History under attack
Erasing Our Truth: The War on Memory Is a War on Justice By AI Me
In March 2025, the White House issued an executive order titled “Restoring Truth and Sanity to American History.” On its face, this might sound like a call for balance. In reality, it is a weapon. This is a top-down effort to erase systemic racism from the American story, to whitewash the nation’s sins, and to replace history with mythology.
The order empowers the Vice President to purge exhibits at the Smithsonian Institution that discuss what the administration calls “improper ideology.” Translation: anything that tells the truth about slavery, Jim Crow, colonialism, redlining, mass incarceration, or the ongoing machinery of white supremacy.
This isn’t new. It’s just the latest chapter in a long, global story about power and memory.
During the post-Reconstruction period in the late 19th century, Southern elites erected Confederate statues across public spaces—not to honor the dead, but to intimidate the living. These monuments were planted alongside Black Codes and lynching trees as physical assertions of white rule. At the same time, “Lost Cause” propaganda crept into textbooks and classrooms, recasting the Confederacy as a noble resistance rather than a pro-slavery rebellion.
We are now seeing a 21st-century version of that same playbook.
This executive order isn’t just about museums—it’s about mind control. It signals an attempt to dominate the national consciousness, to raise a generation of Americans who have no understanding of how race, class, and power function in this country. When the state dictates which histories are allowed, it is no longer education. It is indoctrination.
We’ve seen this before—not just in America. Nazi Germany purged "degenerate art" and banned Jewish historians from universities. Apartheid South Africa taught white children a version of history where Black resistance barely existed. The Soviet Union edited photos and textbooks to erase political enemies. These regimes understood that if you control the past, you control the future.
And make no mistake: this is about the future. Erasing the history of systemic racism paves the way to dismantle civil rights protections, defund equity programs, and embolden white nationalist movements already on the rise. It is not neutral. It is warfare.
The truth is dangerous to those who benefit from lies.

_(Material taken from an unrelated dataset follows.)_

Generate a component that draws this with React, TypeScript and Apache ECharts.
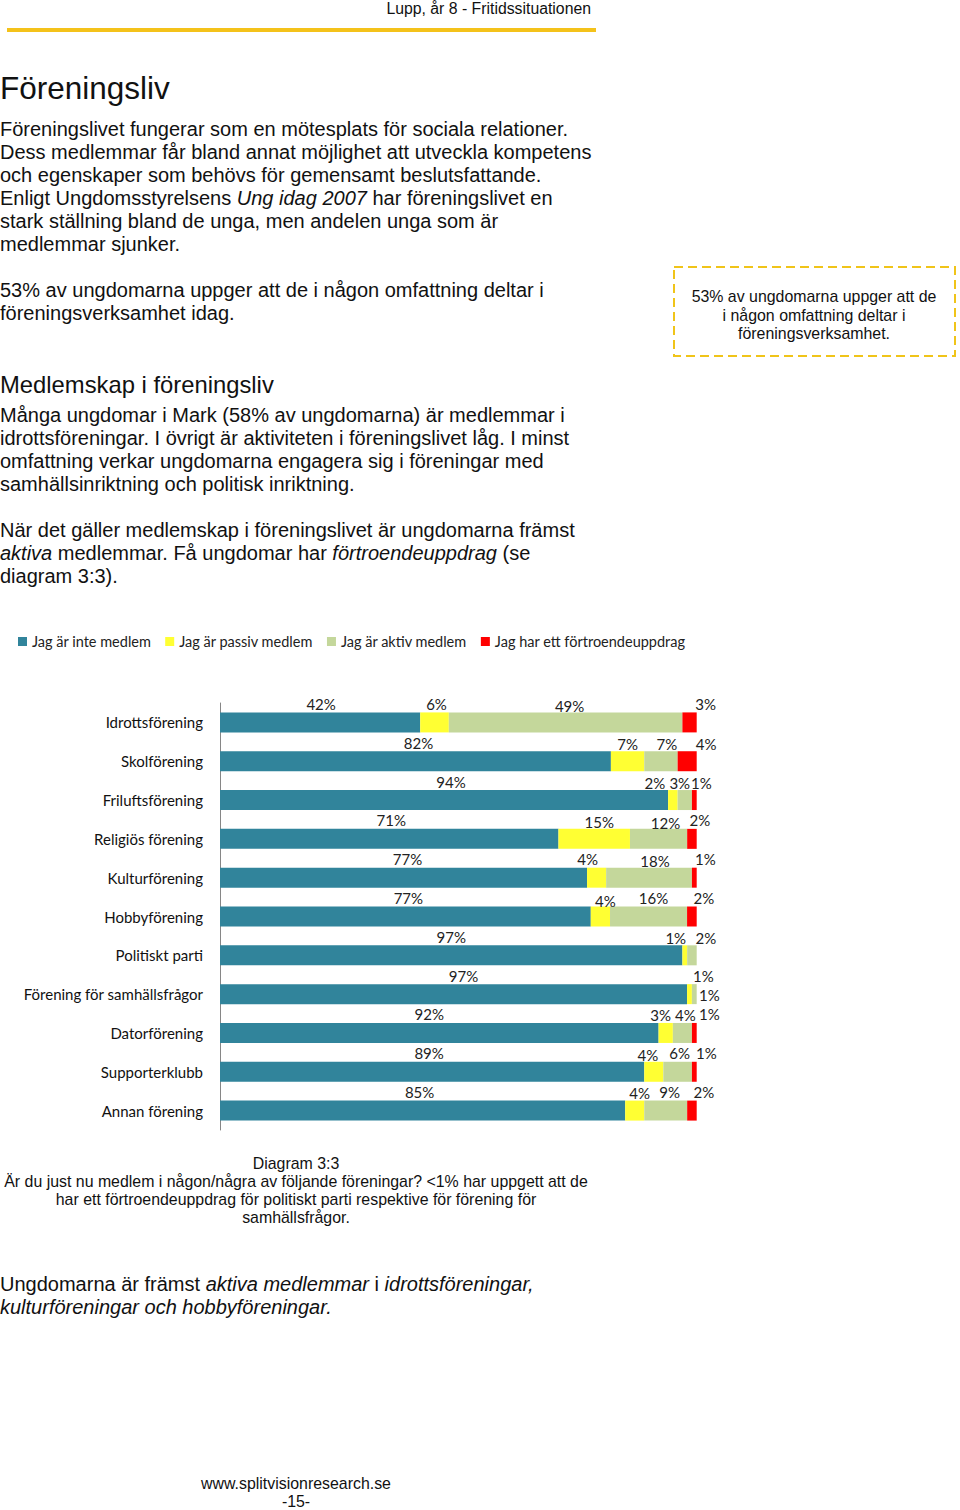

Black historians, Indigenous scholars, freedom fighters from Ida B. Wells to James Baldwin to Angela Davis have always known this: that telling the truth about America is a radical act. And it is one we must not abandon.
This is the line in the sand.
We must meet this moment with fire, not fear. Passive concern will not stop this assault. We need direct action—organized, unapologetic, and sustained.
Flood school boards, city councils, and museum boards with resistance. Demand that they reject federal censorship and protect the full truth of our shared history.
Support freedom libraries, community archives, and independent Black institutions that will not bend to state pressure.
Boycott institutions and corporations that comply with this historical purge. Hit them where they feel it.
Teach the truth—everywhere. In classrooms, in kitchens, in churches, on stages, on TikTok. Make sure no child grows up without knowing who they are and how we got here.
They are not just coming for history books. They are coming for memory itself. And if they succeed, justice will become impossible.
This is not just a debate about curriculum. It is a battle for the soul of this nation. And it will be won—or lost—by what we choose to remember.